As storage hardware continues to favor sequential throughput, the performance gap widens.
Trade‑offs and When B‑Trees Still Matter
Read Latency
LSM reads may need to probe multiple levels (L0‑Ln) before finding the latest version of a key. Bloom filters reduce unnecessary disk accesses, but the worst‑case read path can involve N disk reads, where N is the number of levels. B‑Trees typically require a single leaf fetch, giving them an edge for latency‑sensitive point reads.
Space Overhead
Compaction creates temporary duplicate data, temporarily inflating disk usage. Additionally, each SSTable carries metadata (index blocks, filter blocks). B‑Trees store a single copy of each key/value pair, yielding better space efficiency for static datasets.
Use‑Case Decision Matrix
| Workload | Preferred Structure | Reasoning |
|---|---|---|
| High write throughput (≥ 1 M ops/s) | LSM | Batched sequential writes, low foreground latency |
| Point‑lookup heavy (≤ 10 µs) | B‑Tree | Single‑page reads, minimal read amplification |
| Mixed read/write with moderate write rate | LSM (leveled) | Balanced compaction, good read latency with Bloom filters |
| Log‑structured or time‑series data | LSM (size‑tiered) | Append‑only pattern matches LSM flush model |
| Small embedded devices (limited RAM) | B‑Tree | Simpler implementation, fewer background tasks |
Key Takeaways
- Sequential writes: LSM trees convert many random writes into large sequential appends, leveraging SSD/NVMe performance.

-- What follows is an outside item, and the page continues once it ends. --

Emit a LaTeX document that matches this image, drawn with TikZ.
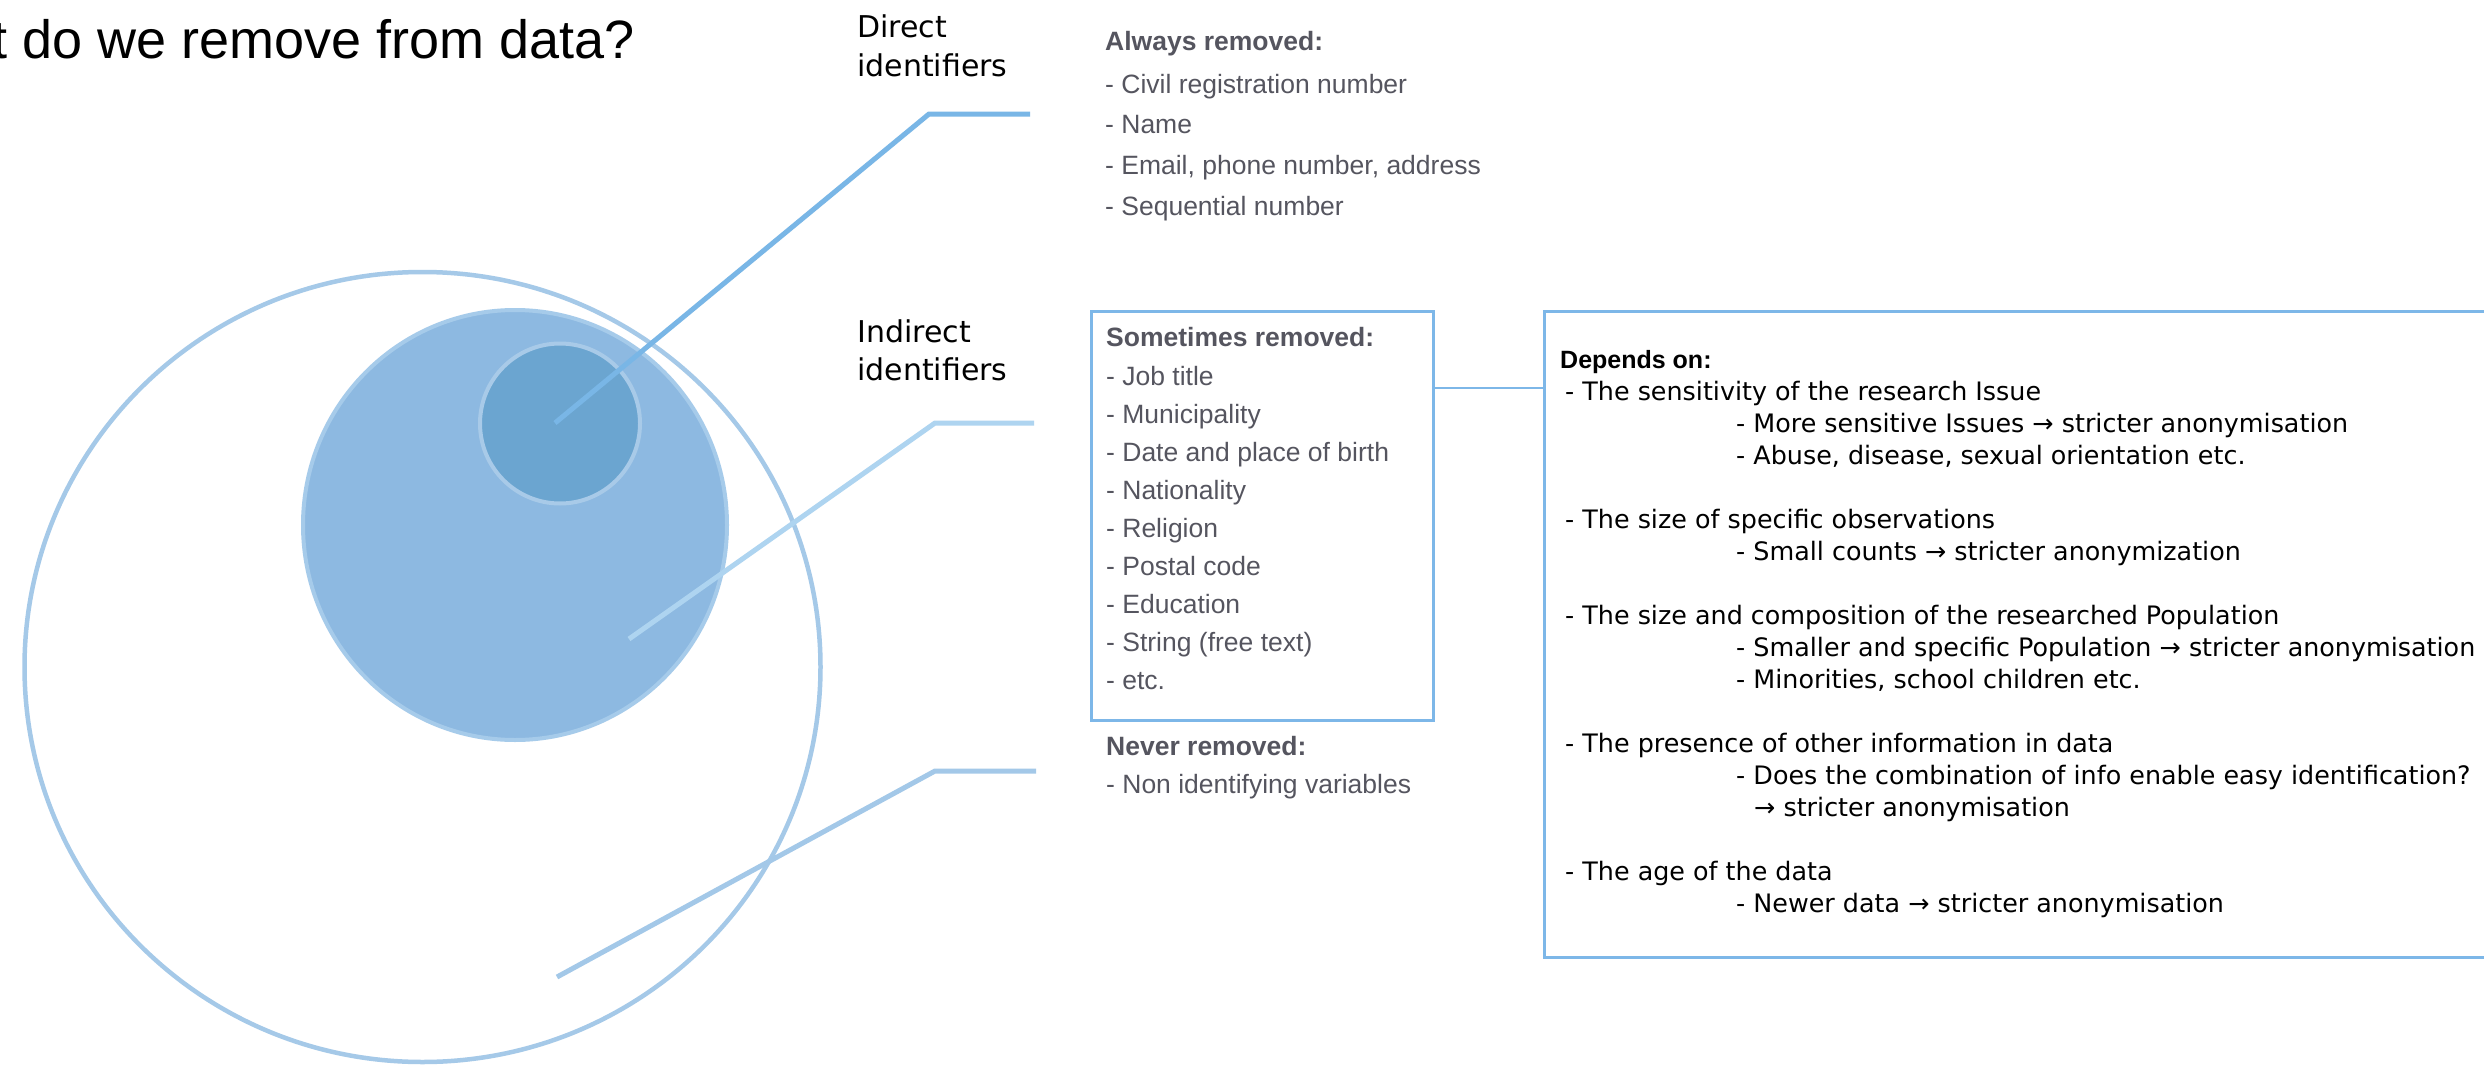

- Memory buffering: The MemTable absorbs writes in RAM, eliminating per‑record disk latency.
- Background compaction: Write amplification is amortized and does not affect foreground latency, unlike B‑Tree split‑and‑rewrite.
- Read trade‑offs: LSM reads can be slower due to multi‑level lookups; Bloom filters and caching mitigate but do not eliminate this cost.
- Hardware alignment: Modern storage devices favor the write patterns of LSM trees, making them the default for write‑intensive databases such as RocksDB, LevelDB, Cassandra, and InfluxDB.